Death: The final frontier

As part of our Lent series, Bishop Graham Tomlin looks at death, and why it has become taboo. 22/03/2023

It used to be said that the three things you couldn’t talk about in polite company were sex, politics and death. I guess we’ve changed our minds about the first two. A cursory scan of the Internet cannot not fail to reveal our deep obsession with sex and endless discussion of politics. With death however it’s different.  

There are of course occasional exceptions. Marcus Zusak’s huge bestseller, The Book Thief, is a story narrated by Death, ironically brought to life as a storyteller, and it begins with the line: “Here is a small fact. You are going to die.” Julian Barnes’s 2008 book Nothing to be Frightened Of was a rare but brave example of an atheist looking into the abyss of death, and a reflection on what it felt to grow older and suddenly become aware of your own mortality.

But these are rare. Most of the time we still don’t like to talk about death, because while it remains the ultimate statistic, that 100% of us will one day die, and is therefore one of the few things we all have in common, it also remains the ultimate mystery. 

I have taken many funerals in my time. I often look into the grieving and sorrowful faces of the congregation, and detect a note of fear as well. There is the dawning realisation in people’s eyes, that one day it will be them who lies in the coffin, their frail remains which are ushered into the incinerator in the crematorium or buried beneath the ground, while everyone else walks away and gets on with their lives. 

We fear death because it threatens to take away all we value, and we don’t know what happens after it. As a child I had a recurrent nightmare. It stemmed from an occasion when I was playing with a toy car in a church hall. I pushed the car across the floor and to my horror, it vanished down a gap between the floorboards and the wall.
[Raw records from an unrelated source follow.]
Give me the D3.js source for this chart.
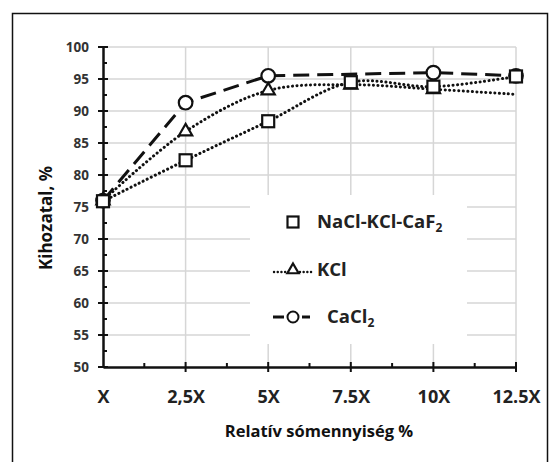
<!DOCTYPE html>
<html><head><meta charset="utf-8">
<script src="https://cdn.jsdelivr.net/npm/d3@7"></script>
<style>
html,body{margin:0;padding:0;background:#fff;}
svg{display:block;}
text{font-family:"Open Sans",sans-serif;font-weight:700;}
</style></head>
<body>
<svg id="chart" width="560" height="462"></svg>
<script>
// ---- data ----
const categories = ["X", "2,5X", "5X", "7.5X", "10X", "12.5X"];
const naclKclCaf2 = [75.9, 82.3, 88.4, 94.5, 93.8, 95.4];
const kcl = [76.0, 86.8, 93.2, 94.1, 93.4, 92.6];
const kclHasMarker = [true, true, true, true, true, false];
const cacl2 = [76.0, 91.3, 95.5, null, 96.0, 95.5];
const yTicks = [50, 55, 60, 65, 70, 75, 80, 85, 90, 95, 100];
const yMinorTicks = [52.5, 57.5, 62.5, 67.5, 72.5, 77.5, 82.5, 87.5, 92.5, 97.5];
const yTitle = "Kihozatal, %";
const xTitle = "Relatív sómennyiség %";

// ---- layout ----
const svg = d3.select("#chart");
const L = 103, R = 516, T = 47, B = 367;
const x = d3.scalePoint().domain(categories).range([L, R]);
const y = d3.scaleLinear().domain([50, 100]).range([B, T]);
const xMid = (i) => (x(categories[i]) + x(categories[i + 1])) / 2;

// outer frame
svg.append("rect").attr("x", 12.5).attr("y", 13.5).attr("width", 535).attr("height", 460)
  .attr("fill", "none").attr("stroke", "#111").attr("stroke-width", 1.5);

// gridlines
const grid = svg.append("g").attr("stroke", "#d6d6d6").attr("stroke-width", 1.5);
grid.selectAll("line.h").data(yTicks.filter(d => d > 50)).join("line")
  .attr("x1", L).attr("x2", R).attr("y1", d => y(d)).attr("y2", d => y(d));
grid.selectAll("line.v").data(categories.slice(1)).join("line")
  .attr("x1", d => x(d)).attr("x2", d => x(d)).attr("y1", T).attr("y2", B);

// legend background (covers gridlines)
svg.append("rect").attr("x", 250).attr("y", 195).attr("width", 217).attr("height", 149).attr("fill", "#fff");

// axes
const yAxis = d3.axisLeft(y).tickValues(yTicks).tickSize(0).tickPadding(14).tickFormat(d3.format("d"));
const gy = svg.append("g").attr("transform", `translate(${L},0)`).call(yAxis);
gy.select(".domain").attr("stroke", "#111").attr("stroke-width", 2.5);
gy.selectAll("text").attr("font-size", 13.5).attr("fill", "#333").attr("font-family", "Open Sans").attr("font-weight", 700);
const xAxis = d3.axisBottom(x).tickSize(0).tickPadding(23);
const gx = svg.append("g").attr("transform", `translate(0,${B})`).call(xAxis);
gx.select(".domain").attr("stroke", "#111").attr("stroke-width", 2.5);
gx.selectAll("text").attr("font-size", 18).attr("fill", "#222").attr("font-family", "Open Sans").attr("font-weight", 700);

// ticks
const tk = svg.append("g").attr("stroke", "#111").attr("stroke-width", 2);
tk.selectAll("line.ym").data(yTicks).join("line")
  .attr("x1", L - 5).attr("x2", L + 5).attr("y1", d => y(d)).attr("y2", d => y(d));
tk.selectAll("line.yn").data(yMinorTicks).join("line")
  .attr("x1", L).attr("x2", L + 4).attr("y1", d => y(d)).attr("y2", d => y(d));
tk.selectAll("line.xm").data(categories.slice(1)).join("line")
  .attr("x1", d => x(d)).attr("x2", d => x(d)).attr("y1", B - 5).attr("y2", B + 5);
tk.selectAll("line.xn").data(d3.range(categories.length - 1)).join("line")
  .attr("x1", i => xMid(i)).attr("x2", i => xMid(i)).attr("y1", B - 4).attr("y2", B);

// titles
svg.append("text").attr("transform", `translate(52,218) rotate(-90)`).attr("text-anchor", "middle")
  .attr("font-size", 17).attr("fill", "#111").text(yTitle);
svg.append("text").attr("x", 319).attr("y", 437).attr("text-anchor", "middle")
  .attr("font-size", 16.5).attr("fill", "#111").text(xTitle);

// lines
const pts = (arr) => arr.map((v, i) => ({c: categories[i], v, i})).filter(d => d.v !== null);
const dotted = "0.1 4.4";
const lineSmooth = d3.line().x(d => x(d.c)).y(d => y(d.v)).curve(d3.curveCatmullRom.alpha(0.5));
const lineStraight = d3.line().x(d => x(d.c)).y(d => y(d.v));

svg.append("path").attr("d", lineStraight(pts(cacl2))).attr("fill", "none")
  .attr("stroke", "#111").attr("stroke-width", 3).attr("stroke-dasharray", "16 8");
svg.append("path").attr("d", lineSmooth(pts(kcl))).attr("fill", "none")
  .attr("stroke", "#111").attr("stroke-width", 3).attr("stroke-linecap", "round").attr("stroke-dasharray", dotted);
svg.append("path").attr("d", lineSmooth(pts(naclKclCaf2))).attr("fill", "none")
  .attr("stroke", "#111").attr("stroke-width", 3).attr("stroke-linecap", "round").attr("stroke-dasharray", dotted);

// markers
const mk = {fill: "#fff", stroke: "#111", sw: 2.2};
svg.append("g").selectAll("circle").data(pts(cacl2)).join("circle")
  .attr("cx", d => x(d.c)).attr("cy", d => y(d.v)).attr("r", 6.8)
  .attr("fill", mk.fill).attr("stroke", mk.stroke).attr("stroke-width", mk.sw);
const tri = d3.symbol().type(d3.symbolTriangle).size(75);
svg.append("g").selectAll("path").data(pts(kcl).filter(d => kclHasMarker[d.i])).join("path")
  .attr("transform", d => `translate(${x(d.c)},${y(d.v)})`).attr("d", tri)
  .attr("fill", mk.fill).attr("stroke", mk.stroke).attr("stroke-width", mk.sw);
svg.append("g").selectAll("rect").data(pts(naclKclCaf2)).join("rect")
  .attr("x", d => x(d.c) - 6).attr("y", d => y(d.v) - 6).attr("width", 12).attr("height", 12)
  .attr("fill", mk.fill).attr("stroke", mk.stroke).attr("stroke-width", mk.sw);

// legend
const lg = svg.append("g");
const lx = 293;
const rows = [222, 270, 317];
lg.append("rect").attr("x", lx - 5.5).attr("y", rows[0] - 5.5).attr("width", 11).attr("height", 11)
  .attr("fill", "#fff").attr("stroke", "#111").attr("stroke-width", 2.2);
lg.append("line").attr("x1", 274).attr("x2", 313).attr("y1", rows[1] + 2).attr("y2", rows[1] + 2)
  .attr("stroke", "#111").attr("stroke-width", 2.4).attr("stroke-linecap", "round").attr("stroke-dasharray", "0.1 3.6");
lg.append("path").attr("transform", `translate(${lx},${rows[1]})`).attr("d", d3.symbol().type(d3.symbolTriangle).size(55))
  .attr("fill", "#fff").attr("stroke", "#111").attr("stroke-width", 2.2);
lg.append("line").attr("x1", 273).attr("x2", 284).attr("y1", rows[2]).attr("y2", rows[2]).attr("stroke", "#111").attr("stroke-width", 3);
lg.append("line").attr("x1", 302).attr("x2", 310).attr("y1", rows[2]).attr("y2", rows[2]).attr("stroke", "#111").attr("stroke-width", 3);
lg.append("circle").attr("cx", lx).attr("cy", rows[2]).attr("r", 5.5)
  .attr("fill", "#fff").attr("stroke", "#111").attr("stroke-width", 2);

function sub(t, base, subTxt) {
  t.append("tspan").text(base);
  t.append("tspan").attr("font-size", 12).attr("dy", 4).text(subTxt);
}
const t1 = lg.append("text").attr("x", 317).attr("y", rows[0] + 6).attr("font-size", 18.5).attr("fill", "#222");
sub(t1, "NaCl-KCl-CaF", "2");
lg.append("text").attr("x", 317).attr("y", rows[1] + 6).attr("font-size", 18.5).attr("fill", "#222").text("KCl");
const t3 = lg.append("text").attr("x", 327).attr("y", rows[2] + 6).attr("font-size", 18.5).attr("fill", "#222");
sub(t3, "CaCl", "2");
</script>
</body></html>
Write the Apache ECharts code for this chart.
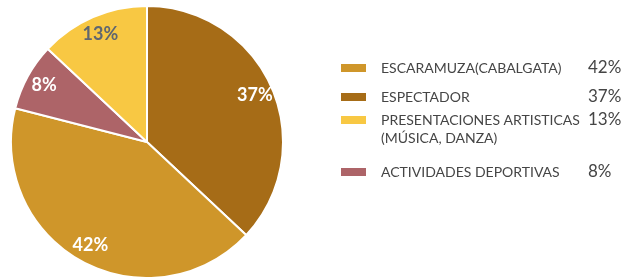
<!DOCTYPE html>
<html>
<head>
<meta charset="utf-8">
<script src="https://cdn.jsdelivr.net/npm/echarts@6/dist/echarts.min.js"></script>
<style>
    html, body { margin: 0; padding: 0; background: #fff; }
    #pie_chart { width: 622px; height: 277px; }
</style>
</head>
<body>
<div id="pie_chart"></div>
<script>
// slices, clockwise from 12 o'clock
var categories = ['ESPECTADOR', 'ESCARAMUZA(CABALGATA)', 'ACTIVIDADES DEPORTIVAS', 'PRESENTACIONES ARTISTICAS\n(MÚSICA, DANZA)'];
var values = [37, 42, 8, 13];
var colors = ['#a66c17', '#cf962a', '#ad6468', '#f8c843'];
var labelColors = ['#ffffff', '#ffffff', '#ffffff', '#5f6670'];
// legend rows, top to bottom
var legendOrder = ['ESCARAMUZA(CABALGATA)', 'ESPECTADOR', 'PRESENTACIONES ARTISTICAS\n(MÚSICA, DANZA)', 'ACTIVIDADES DEPORTIVAS'];
var legendTops = [59, 88, 93, 163];

var font = 'Lato, "Open Sans", sans-serif';

var pieData = categories.map(function (name, i) {
    return {
        name: name,
        value: values[i],
        itemStyle: { color: colors[i] }
    };
});

function legendText(name) {
    var i = categories.indexOf(name);
    var parts = name.split('\n');
    var s = '{n|' + parts[0] + '}{p|' + values[i] + '%}';
    for (var k = 1; k < parts.length; k++) {
        s += '\n{n|' + parts[k] + '}';
    }
    return s;
}

var legends = legendOrder.map(function (name, i) {
    var multi = name.indexOf('\n') >= 0;
    return {
        orient: 'vertical',
        left: 339,
        top: legendTops[i],
        padding: 0,
        itemWidth: 27,
        itemHeight: 10,
        icon: 'rect',
        selectedMode: false,
        data: [name],
        formatter: legendText,
        textStyle: {
            padding: multi ? [18, 0, 0, 0] : 0,
            lineHeight: 18,
            rich: {
                n: { width: 207, padding: [0, 0, 0, 9], fontSize: 14, fontFamily: font, color: '#454545', lineHeight: 18 },
                p: { fontSize: 17, fontFamily: font, color: '#454545', lineHeight: 18 }
            }
        }
    };
});

var chart = echarts.init(document.getElementById('pie_chart'));
var option = {
    animation: false,
    legend: legends,
    series: [
        {
            type: 'pie',
            center: [147, 142],
            radius: 136,
            startAngle: 90,
            clockwise: true,
            data: pieData,
            label: { show: false },
            labelLine: { show: false },
            itemStyle: { borderColor: '#ffffff', borderWidth: 2 },
            emphasis: { disabled: true }
        },
        {
            // transparent ring only used to place the labels further out
            type: 'pie',
            center: [147, 142],
            radius: [93, 136],
            startAngle: 90,
            clockwise: true,
            silent: true,
            data: categories.map(function (name, i) {
                return {
                    name: name,
                    value: values[i],
                    itemStyle: { color: 'rgba(0,0,0,0)' },
                    label: { color: labelColors[i] }
                };
            }),
            label: {
                show: true,
                position: 'inside',
                formatter: '{c}%',
                fontSize: 18,
                fontWeight: 'bold',
                fontFamily: font
            },
            labelLine: { show: false },
            emphasis: { disabled: true }
        }
    ]
};
chart.setOption(option);
</script>
</body>
</html>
My four–year–old mind knew nothing of the way floors and foundations were made, and so somehow I imagined this little car falling into space, falling, falling into outer darkness, and on into oblivion, never coming to an end. It was my first brush with the fear of death. Is that what comes after life? The sheer descent into nothingness? 

I recently sat with a friend very near to death, surrounded by his family. When you see someone approaching the end, crossing the threshold from life into death, it’s inevitable to wonder what happens next? As they go through that strange door marked death and disappear from sight, leaving behind the shell of a body, where have they gone? Do they still exist? Is that it? 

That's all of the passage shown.